Numa intervenção em que comentou uma conferência no Porto do atual governador sobre os Desafios do Crescimento Económico, Bessa comparou Sócrates ao "egípcio que tomou os comandos do Boeing e embateu nas terras gémeas". No avião, "estávamos nós todos, os 10 milhões de portugueses". Mas, se reconhece que Sócrates "poderia ter mudado a trajetória e evitado o desastre financeiro", a verdade é que o principal responsável da "nossa desgraça" é um banqueiro central "que funcionou como mentor, proclamando "endividai-vos até à morte". O professor nunca citou o nome de Constâncio, mas tornou claro que se referia ao antecessor de Carlos Costa.
O mentor e o executante
Já o Boeing estava em pleno voo quando Sócrates, seguindo um guião que "começara lá atrás com outro engenheiro" sentou-se ao comando, "acelerou quanto pôde e enfiou-se contra as torres gémeas", comentou Bessa. Mas, a responsabilidade maior "é do mentor, não do executante", comentou com acinte.

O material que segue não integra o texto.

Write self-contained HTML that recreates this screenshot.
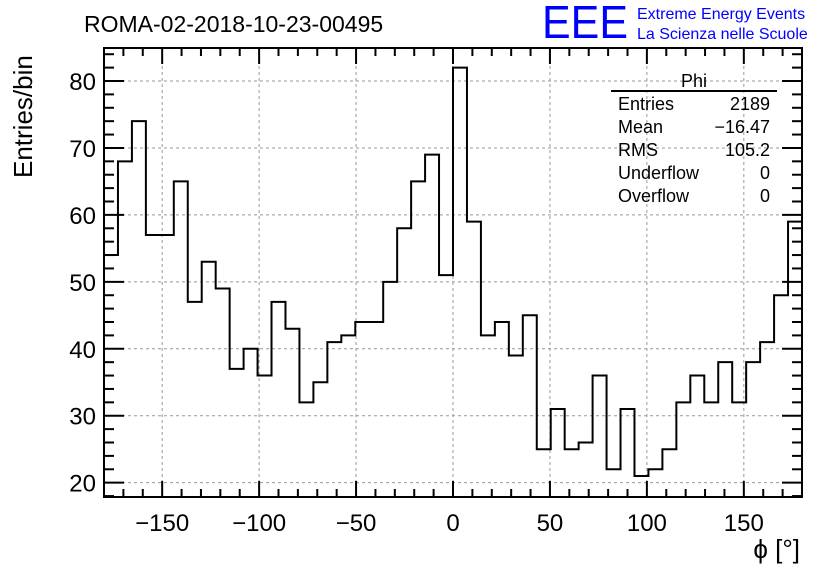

Bessa explicou que, tal como se ensina nas escolas, Constâncio considerou que uma pequena economia aberta, integrada no espaço do euro, "não teria restrições financeiras" e se poderia endividar sempre sem prémio de risco.
Na sua conferência, Carlos Costa usaria a imagem do chefe de uma coluna em corrida para definir a função de um banqueiro central face aos incentivos à procura interna. O chefe da coluna "tem de saber parar a tempo, em condições de segurança, evitando a queda no precipício".
No debate promovido pela Associação Portuguesa de Gestão e Engenharia Industrial (APGEI), Daniel Bessa defendeu o fim do IRC porque a receita é reduzida e dificulta o autofinanciamento das empresas.
A tributação fiscal só deve acontecer "quando os lucros se transferem para o universo pessoal do empresário". Em contrapartida, as contas das empresas devem ser mais escrutinados para impedir que o empresário "meta lá os carrinhos e as feriazinhas da família como custos da empresa".